The venom in their saliva helps them kill or paralyze their prey, but it also contains a substance that helps them quickly digest protein and break down muscle tissue. This allows them to eat often without having to wait to digest their previous meal. Scientists and researchers are studying their venom in hopes that they can use it to develop drugs and other products that can be used to do everything from treat cancer to smooth wrinkles, according to the park service.
They use echolocation like bats
Bats aren't the only mammals to use echolocation to "see" their way around. Shrews do too. Northern short-tailed shrews have poor vision that doesn't allow them to differentiate anything more than light from dark, but this isn't a problem because they spend much of their time underground where it's dark. To help them navigate in these dark environs, they rely on echolocation just like bats.
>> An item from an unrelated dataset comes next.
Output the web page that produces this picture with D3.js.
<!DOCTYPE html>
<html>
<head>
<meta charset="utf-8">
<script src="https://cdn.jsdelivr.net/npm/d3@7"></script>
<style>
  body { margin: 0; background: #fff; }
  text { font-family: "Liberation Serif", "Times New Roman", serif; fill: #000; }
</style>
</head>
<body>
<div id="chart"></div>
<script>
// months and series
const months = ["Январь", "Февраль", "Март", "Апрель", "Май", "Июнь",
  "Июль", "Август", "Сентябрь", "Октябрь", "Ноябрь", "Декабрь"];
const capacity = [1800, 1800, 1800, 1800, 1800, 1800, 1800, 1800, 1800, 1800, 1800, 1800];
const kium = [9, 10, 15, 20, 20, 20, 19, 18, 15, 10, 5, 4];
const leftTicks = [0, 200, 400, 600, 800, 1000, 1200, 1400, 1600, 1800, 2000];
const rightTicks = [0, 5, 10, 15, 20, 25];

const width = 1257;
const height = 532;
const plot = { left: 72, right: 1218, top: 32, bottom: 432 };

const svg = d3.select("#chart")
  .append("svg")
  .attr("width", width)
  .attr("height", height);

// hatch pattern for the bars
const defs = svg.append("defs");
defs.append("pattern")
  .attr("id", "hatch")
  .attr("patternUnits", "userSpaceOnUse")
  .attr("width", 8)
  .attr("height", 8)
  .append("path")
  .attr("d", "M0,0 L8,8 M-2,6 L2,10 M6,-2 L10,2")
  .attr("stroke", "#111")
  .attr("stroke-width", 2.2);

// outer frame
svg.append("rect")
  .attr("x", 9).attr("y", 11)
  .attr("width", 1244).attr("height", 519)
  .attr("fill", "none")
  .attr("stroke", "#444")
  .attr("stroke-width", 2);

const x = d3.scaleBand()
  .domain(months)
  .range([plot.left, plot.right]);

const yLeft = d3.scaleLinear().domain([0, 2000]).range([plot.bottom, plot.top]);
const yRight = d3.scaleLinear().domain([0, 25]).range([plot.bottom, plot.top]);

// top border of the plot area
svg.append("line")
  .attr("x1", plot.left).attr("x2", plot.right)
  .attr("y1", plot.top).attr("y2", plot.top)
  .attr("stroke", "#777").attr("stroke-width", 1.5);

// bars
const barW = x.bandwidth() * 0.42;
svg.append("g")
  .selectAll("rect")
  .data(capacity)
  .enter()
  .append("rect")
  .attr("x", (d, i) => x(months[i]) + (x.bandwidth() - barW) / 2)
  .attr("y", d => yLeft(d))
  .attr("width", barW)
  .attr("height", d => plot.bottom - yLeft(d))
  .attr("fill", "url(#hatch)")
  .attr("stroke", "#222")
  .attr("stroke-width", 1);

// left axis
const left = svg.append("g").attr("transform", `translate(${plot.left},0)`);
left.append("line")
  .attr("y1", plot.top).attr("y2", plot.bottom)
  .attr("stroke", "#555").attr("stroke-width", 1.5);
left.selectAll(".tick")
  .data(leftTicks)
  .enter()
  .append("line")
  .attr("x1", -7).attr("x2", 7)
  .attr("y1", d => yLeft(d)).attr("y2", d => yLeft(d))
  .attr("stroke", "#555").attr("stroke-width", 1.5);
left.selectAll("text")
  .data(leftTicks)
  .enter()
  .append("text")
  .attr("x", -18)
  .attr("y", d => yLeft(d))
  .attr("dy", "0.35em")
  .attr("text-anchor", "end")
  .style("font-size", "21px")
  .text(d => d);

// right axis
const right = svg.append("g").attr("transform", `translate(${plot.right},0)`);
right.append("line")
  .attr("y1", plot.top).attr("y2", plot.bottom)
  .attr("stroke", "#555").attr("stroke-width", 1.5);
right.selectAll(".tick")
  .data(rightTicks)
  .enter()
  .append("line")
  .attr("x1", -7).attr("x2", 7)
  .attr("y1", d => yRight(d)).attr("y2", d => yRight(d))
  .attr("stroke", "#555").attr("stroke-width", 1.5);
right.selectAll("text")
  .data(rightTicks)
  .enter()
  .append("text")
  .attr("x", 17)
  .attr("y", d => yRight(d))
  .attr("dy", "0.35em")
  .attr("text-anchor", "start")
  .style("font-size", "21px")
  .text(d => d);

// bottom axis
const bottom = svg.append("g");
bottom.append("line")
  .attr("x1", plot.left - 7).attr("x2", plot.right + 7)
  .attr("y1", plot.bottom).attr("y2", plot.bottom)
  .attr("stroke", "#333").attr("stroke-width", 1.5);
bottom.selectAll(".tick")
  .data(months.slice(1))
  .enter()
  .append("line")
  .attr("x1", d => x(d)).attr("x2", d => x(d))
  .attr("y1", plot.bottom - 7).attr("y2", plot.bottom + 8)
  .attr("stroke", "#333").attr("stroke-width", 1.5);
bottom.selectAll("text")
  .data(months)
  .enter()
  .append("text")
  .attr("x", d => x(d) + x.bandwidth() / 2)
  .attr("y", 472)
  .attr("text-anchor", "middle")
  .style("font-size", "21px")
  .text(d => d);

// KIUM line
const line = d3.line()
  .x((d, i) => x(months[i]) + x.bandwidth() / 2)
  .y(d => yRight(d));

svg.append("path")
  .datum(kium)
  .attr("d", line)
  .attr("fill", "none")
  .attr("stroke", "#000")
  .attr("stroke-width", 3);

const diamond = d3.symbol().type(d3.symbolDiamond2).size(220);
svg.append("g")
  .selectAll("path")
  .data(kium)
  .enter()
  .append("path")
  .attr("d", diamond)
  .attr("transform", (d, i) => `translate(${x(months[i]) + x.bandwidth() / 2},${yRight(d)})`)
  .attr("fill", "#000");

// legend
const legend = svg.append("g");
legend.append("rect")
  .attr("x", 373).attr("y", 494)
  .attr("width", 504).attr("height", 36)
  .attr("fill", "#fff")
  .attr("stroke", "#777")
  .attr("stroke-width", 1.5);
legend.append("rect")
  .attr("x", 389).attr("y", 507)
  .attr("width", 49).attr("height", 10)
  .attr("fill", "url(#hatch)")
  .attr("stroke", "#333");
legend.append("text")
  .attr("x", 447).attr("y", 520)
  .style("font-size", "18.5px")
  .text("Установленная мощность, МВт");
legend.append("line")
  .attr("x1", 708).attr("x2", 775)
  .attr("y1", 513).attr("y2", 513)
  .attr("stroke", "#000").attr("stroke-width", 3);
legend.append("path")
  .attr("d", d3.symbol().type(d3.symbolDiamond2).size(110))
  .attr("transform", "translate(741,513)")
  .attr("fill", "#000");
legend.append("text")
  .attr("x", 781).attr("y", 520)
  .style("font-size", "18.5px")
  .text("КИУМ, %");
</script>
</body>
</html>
Shrews' echolocation is not as precise as that of bats, but the premise is the same, the park service reports. They emit vocalizations at various pitches and gather input from the reverberations that are created. This helps them determine the features of a location, such as determining grass from dirt, and also helps them navigate through their habitat. It may also help them find prey.
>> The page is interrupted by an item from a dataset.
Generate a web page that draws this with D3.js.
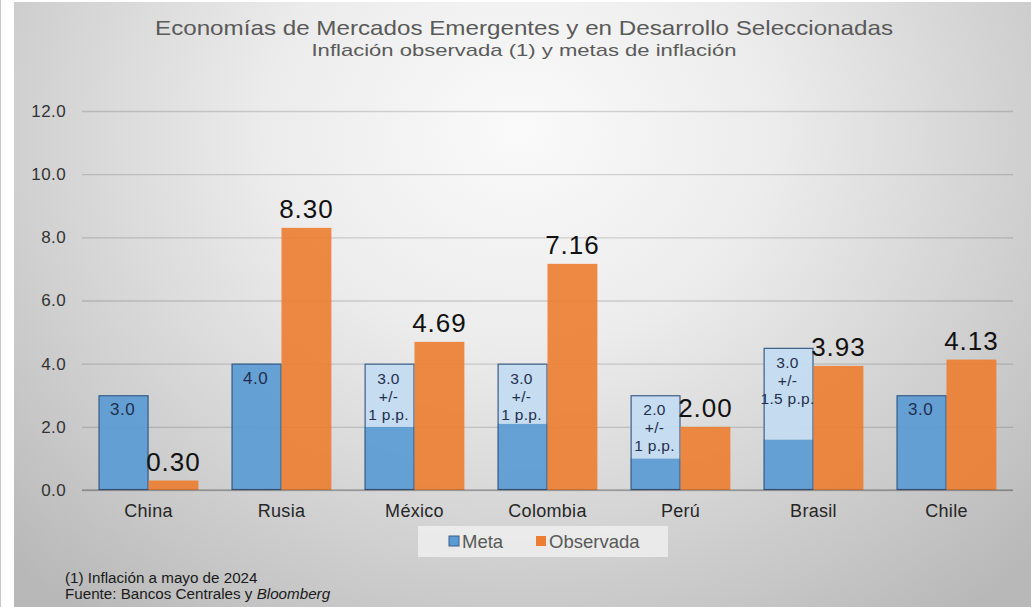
<!DOCTYPE html>
<html><head><meta charset="utf-8">
<script src="https://cdn.jsdelivr.net/npm/d3@7"></script>
<style>html,body{margin:0;padding:0;background:#fff;}svg{display:block;font-family:"Liberation Sans",Arial,sans-serif;}</style>
</head><body>
<script>
const categories = ["China","Rusia","México","Colombia","Perú","Brasil","Chile"];
const metaLower = [3.0, 4.0, 2.0, 2.1, 1.0, 1.6, 3.0];
const metaBand  = [0, 0, 2.0, 1.9, 2.0, 2.9, 0];
const observed  = [0.30, 8.30, 4.69, 7.16, 2.00, 3.93, 4.13];
const metaLabels = [["3.0"],["4.0"],["3.0","+/-","1 p.p."],["3.0","+/-","1 p.p."],["2.0","+/-","1 p.p."],["3.0","+/-","1.5 p.p."],["3.0"]];
const yTicks = [0, 2, 4, 6, 8, 10, 12];
const seriesNames = ["Meta","Observada"];
const title = "Economías de Mercados Emergentes y en Desarrollo Seleccionadas";
const subtitle = "Inflación observada (1) y metas de inflación";
const notes = ["(1) Inflación a mayo de 2024", "Fuente: Bancos Centrales y "];

const W = 1031, H = 607;
const svg = d3.select("body").append("svg").attr("width", W).attr("height", H);
const defs = svg.append("defs");
const g1 = defs.append("radialGradient").attr("id","bg")
  .attr("gradientUnits","userSpaceOnUse").attr("cx",520).attr("cy",130).attr("r",720)
  .attr("gradientTransform","translate(520,130) scale(1,0.85) translate(-520,-130)");
g1.append("stop").attr("offset","0%").attr("stop-color","#fafafa");
g1.append("stop").attr("offset","35%").attr("stop-color","#ececec");
g1.append("stop").attr("offset","100%").attr("stop-color","#b8b8b8");

svg.append("rect").attr("x",0).attr("y",0).attr("width",1).attr("height",H).attr("fill","#c8c8c8");
svg.append("rect").attr("x",14).attr("y",2).attr("width",W-14).attr("height",H-2).attr("fill","url(#bg)");

const y = d3.scaleLinear().domain([0,12]).range([490,111]);
const x = d3.scaleBand().domain(categories).range([82,1013]).paddingInner(0.25).paddingOuter(0.125);
const xs = d3.scaleBand().domain(seriesNames).range([0, x.bandwidth()]);

// gridlines
const yAxis = d3.axisLeft(y).tickValues(yTicks).tickFormat(d3.format(".1f")).tickSize(-(1013-82)).tickPadding(16);
const ax = svg.append("g").attr("transform","translate(82,0)").call(yAxis);
ax.select(".domain").remove();
ax.selectAll(".tick line").attr("stroke","rgba(0,0,0,0.15)").attr("stroke-width",1.3);
ax.selectAll(".tick text").attr("font-size",17).attr("fill","#333").attr("letter-spacing",0.4).attr("font-family","Liberation Sans, Arial, sans-serif");

const data = categories.map((c,i)=>({c, lo: metaLower[i], band: metaBand[i], obs: observed[i], lab: metaLabels[i]}));

const grp = svg.append("g").selectAll("g").data(data).join("g")
  .attr("transform", d=>`translate(${x(d.c)},0)`);

grp.append("rect").attr("x", xs("Meta")).attr("width", xs.bandwidth())
  .attr("y", d=>y(d.lo)).attr("height", d=>y(0)-y(d.lo))
  .attr("fill","#5b9bd5").attr("opacity",0.92);
grp.filter(d=>d.band>0).append("rect").attr("x", xs("Meta")).attr("width", xs.bandwidth())
  .attr("y", d=>y(d.lo+d.band)).attr("height", d=>y(d.lo)-y(d.lo+d.band))
  .attr("fill","#c3dbf1").attr("opacity",0.95);
grp.append("rect").attr("x", xs("Meta")+0.5).attr("width", xs.bandwidth()-1)
  .attr("y", d=>y(d.lo+d.band)+0.5).attr("height", d=>y(0)-y(d.lo+d.band)-1)
  .attr("fill","none").attr("stroke","#3f5f86").attr("stroke-width",1.2);
grp.append("rect").attr("x", xs("Observada")).attr("width", xs.bandwidth())
  .attr("y", d=>y(d.obs)).attr("height", d=>y(0)-y(d.obs))
  .attr("fill","#ed7d31").attr("opacity",0.9);

grp.each(function(d){
  const gg = d3.select(this);
  const cx = xs("Meta") + xs.bandwidth()/2 - 1;
  const top = y(d.lo + d.band);
  if (d.lab.length === 1) {
    gg.append("text").attr("x", cx).attr("y", top+20).attr("text-anchor","middle")
      .attr("font-size",17).attr("letter-spacing",0.5).attr("fill","#1f2f4d").text(d.lab[0]);
  } else {
    d.lab.forEach((t,k)=>{
      gg.append("text").attr("x", cx).attr("y", top+20+k*18).attr("text-anchor","middle")
        .attr("font-size",15.5).attr("letter-spacing",0.3).attr("fill","#1f2f4d").text(t);
    });
  }
});
grp.append("text").attr("x", xs("Observada")+xs.bandwidth()/2).attr("y", d=>y(d.obs)-10)
  .attr("text-anchor","middle").attr("font-size",26).attr("letter-spacing",1).attr("fill","#111").text(d=>d.obs.toFixed(2));

svg.append("line").attr("x1",82).attr("x2",1013).attr("y1",y(0)).attr("y2",y(0)).attr("stroke","rgba(0,0,0,0.22)").attr("stroke-width",1.3);

const xAxis = d3.axisBottom(x).tickSize(0).tickPadding(14);
const xa = svg.append("g").attr("transform",`translate(0,${y(0)})`).call(xAxis);
xa.select(".domain").remove();
xa.selectAll("text").attr("font-size",18).attr("letter-spacing",0.3).attr("fill","#262626").attr("font-family","Liberation Sans, Arial, sans-serif");

svg.append("text").attr("x",524).attr("y",35).attr("text-anchor","middle").attr("font-size",21)
  .attr("fill","#5a5a5a").attr("textLength",738).attr("lengthAdjust","spacingAndGlyphs").text(title);
svg.append("text").attr("x",524).attr("y",56).attr("text-anchor","middle").attr("font-size",17)
  .attr("fill","#5a5a5a").attr("textLength",425).attr("lengthAdjust","spacingAndGlyphs").text(subtitle);

const lg = svg.append("g");
lg.append("rect").attr("x",418).attr("y",526).attr("width",250).attr("height",31).attr("fill","#eeeeee").attr("opacity",0.85);
const colors = {"Meta":"#5b9bd5","Observada":"#ed7d31"};
const legendX = {"Meta":449,"Observada":536};
seriesNames.forEach(s=>{
  lg.append("rect").attr("x",legendX[s]).attr("y",536).attr("width",10).attr("height",10)
    .attr("fill",colors[s]).attr("stroke", s==="Meta"?"#3f5f86":"none").attr("stroke-width",1);
  lg.append("text").attr("x",legendX[s]+13).attr("y",548).attr("font-size",18.5).attr("fill","#595959").text(s);
});

svg.append("text").attr("x",65).attr("y",583).attr("font-size",15.2).attr("fill","#1a1a1a").text(notes[0]);
const f2 = svg.append("text").attr("x",65).attr("y",599).attr("font-size",15.2).attr("fill","#1a1a1a");
f2.append("tspan").text(notes[1]);
f2.append("tspan").attr("font-style","italic").text("Bloomberg");
</script>
</body></html>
Bats and shrews aren't the only mammals to use echolocation. Whales and dolphins do too, as do tenrecs, a shrew-like mammal that lives in Madagascar, according to BBC Wildlife. Some birds can echolocate as well, including the oilbird and some species of swiftlets. In addition, some humans who are blind have developed echolocation abilities.
They are fierce and ferocious
These shrews are technically omnivores, eating animals as well as plant matter, but their diet mainly consists of animal matter and they are built for preying on animals. As you might expect for an animal classified as an insectivore, short-tailed shrews do eat a lot of invertebrates, including centipedes, earthworms, snails and spiders as well as insect larvae. But they also eat small amphibians, birds, mammals and reptiles.
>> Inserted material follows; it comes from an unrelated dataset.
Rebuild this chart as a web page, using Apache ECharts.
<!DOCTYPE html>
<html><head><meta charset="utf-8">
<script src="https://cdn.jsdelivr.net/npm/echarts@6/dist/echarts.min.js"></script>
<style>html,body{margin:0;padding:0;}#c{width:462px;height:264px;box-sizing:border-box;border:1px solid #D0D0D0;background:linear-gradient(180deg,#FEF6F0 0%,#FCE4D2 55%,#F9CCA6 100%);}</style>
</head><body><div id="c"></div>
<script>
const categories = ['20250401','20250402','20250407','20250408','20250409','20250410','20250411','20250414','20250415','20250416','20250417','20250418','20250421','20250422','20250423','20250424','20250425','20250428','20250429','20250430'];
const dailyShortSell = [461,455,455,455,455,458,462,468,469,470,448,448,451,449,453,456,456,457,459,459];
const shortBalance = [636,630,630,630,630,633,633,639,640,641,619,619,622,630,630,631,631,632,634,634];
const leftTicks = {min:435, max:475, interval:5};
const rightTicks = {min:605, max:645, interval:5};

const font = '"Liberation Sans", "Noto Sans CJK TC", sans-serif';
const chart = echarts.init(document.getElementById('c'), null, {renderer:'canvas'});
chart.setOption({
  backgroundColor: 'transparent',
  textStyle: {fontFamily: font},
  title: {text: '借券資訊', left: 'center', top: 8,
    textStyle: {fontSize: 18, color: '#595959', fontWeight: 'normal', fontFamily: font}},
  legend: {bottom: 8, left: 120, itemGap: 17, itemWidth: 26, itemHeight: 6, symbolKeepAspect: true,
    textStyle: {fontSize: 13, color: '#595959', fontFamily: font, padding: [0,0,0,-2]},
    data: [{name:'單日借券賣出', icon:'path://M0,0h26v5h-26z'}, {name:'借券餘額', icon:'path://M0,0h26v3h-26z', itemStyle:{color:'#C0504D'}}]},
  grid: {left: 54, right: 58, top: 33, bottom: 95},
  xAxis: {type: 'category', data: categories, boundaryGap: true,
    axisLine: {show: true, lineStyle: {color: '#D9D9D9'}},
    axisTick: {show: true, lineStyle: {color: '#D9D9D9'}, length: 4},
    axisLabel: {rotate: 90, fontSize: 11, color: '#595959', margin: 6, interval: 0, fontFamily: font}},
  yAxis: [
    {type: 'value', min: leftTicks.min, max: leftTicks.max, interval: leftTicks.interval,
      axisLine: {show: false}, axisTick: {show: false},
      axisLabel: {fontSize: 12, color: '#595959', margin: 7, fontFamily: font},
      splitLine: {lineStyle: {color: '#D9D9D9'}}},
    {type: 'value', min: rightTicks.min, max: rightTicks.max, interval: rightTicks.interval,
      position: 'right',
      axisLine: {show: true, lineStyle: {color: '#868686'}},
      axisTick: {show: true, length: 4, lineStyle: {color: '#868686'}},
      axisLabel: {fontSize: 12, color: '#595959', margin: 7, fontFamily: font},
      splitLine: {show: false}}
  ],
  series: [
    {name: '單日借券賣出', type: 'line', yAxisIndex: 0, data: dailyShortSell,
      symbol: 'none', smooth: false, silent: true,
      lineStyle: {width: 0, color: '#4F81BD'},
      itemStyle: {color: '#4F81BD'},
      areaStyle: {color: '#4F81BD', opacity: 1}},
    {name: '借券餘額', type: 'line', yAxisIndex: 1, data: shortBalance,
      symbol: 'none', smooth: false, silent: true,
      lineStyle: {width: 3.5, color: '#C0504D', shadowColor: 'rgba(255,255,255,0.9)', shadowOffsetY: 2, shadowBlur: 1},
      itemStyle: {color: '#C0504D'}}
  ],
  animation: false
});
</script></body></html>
While insects and other invertebrates may not put up much of a fight, some of their larger prey very well might. Remember, shrews are smaller than mice, so some of their prey are larger than them. To help them hunt, they have a set of 32 razor-sharp teeth that help them catch, crush and chew their prey, the park service reports. And that venomous neurotoxin certainly helps too.
Although shrews are fierce enough to prey on animals bigger than themselves, they are preyed on by many animals. But some of the animals that hunt shrews will leave their carcasses behind without feasting on their catch. Why? Because shrews can produce a foul-smelling musky odor that many mammals find off-putting. However, hawks, owls and snakes still eat shrews, according to the park service.
They have huge appetites
The heart of a short-tailed shrew beats between 800 and 1,300 times per minute, which is even faster than that of a hummingbird. To sustain themselves and keep up with their high metabolism, they have to eat many times throughout the day, typically every few hours, according to the University of Wisconsin-Milwaukee.
To maintain their metabolism, shrews have to eat about three times their body weight in food each day, the park service reports. If people had the same metabolism as a shrew, the average man would have to eat about 195 pounds of food a day. Because they have to eat so often and so much to sustain themselves, they sometimes kill more than they can eat in one meal and stash away their catch for later, when food is not as abundant, according to the park service.
And in the winter, they eat about 40% more food than at other times of the year to help them maintain their body temperature, the Maryland natural resources department reports. However, many shrews don't survive winter because food is more scarce.